An Intel Xeon Granite Rapids-SP processor has leaked out, courtesy of YuuKi_AnS. The Engineering Sample (ES) consists of 80 cores and 160 threads, each paired with 2MB of L2 cache. The shared L3 cache comes in at 336MB, up from 320MB on Emerald and a paltry 112.5MB on Sapphire Rapids-SP. It features 48KB of L1 Data Cache (12-way) and 64KB (16-way) of L1 Instruction Cache (16-way) per core. These are “Redwood Cove” P-cores, a minor upgrade from the Raptor Cove architecture powering Emerald Rapids.
Unlike the client version in Meteor Lake, the Granite Rapids-SP P-cores will feature AVX512 support with a dedicated 512-bit wide FMA execution unit (Port 05) and 2MB of Machine Learning Cache.
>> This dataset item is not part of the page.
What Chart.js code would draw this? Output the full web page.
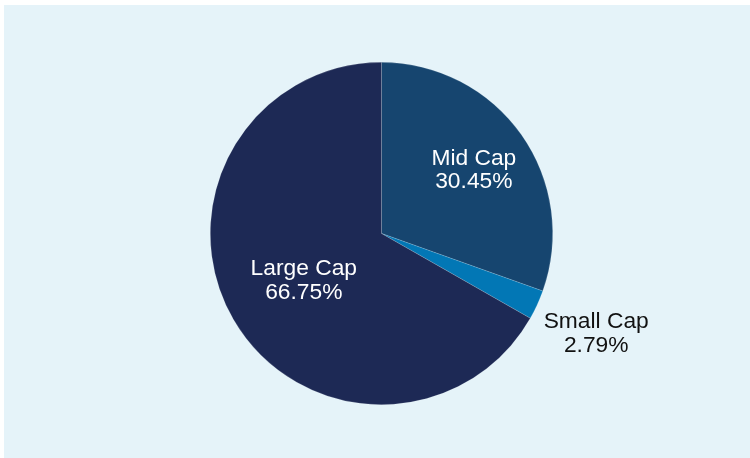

These are just some of the data center-centric optimizations exclusive to the Granite Rapids cores.
The accompanying CPU-Z score of the chip is inconclusive as the cores were clocked at a dismal 600MHz, much lower than the targeted launch clocks (3GHz+). The multi-threaded score of 30,299 points places it on par with AMD’s 64-core Epyc Rome offerings, but as already mentioned, these are preliminary. The final launch scores should be much higher, similar to the 80-core Epyc Genoa parts. Of course, AMD has its army of Turin “Zen 5” chips planned for later this year and the next.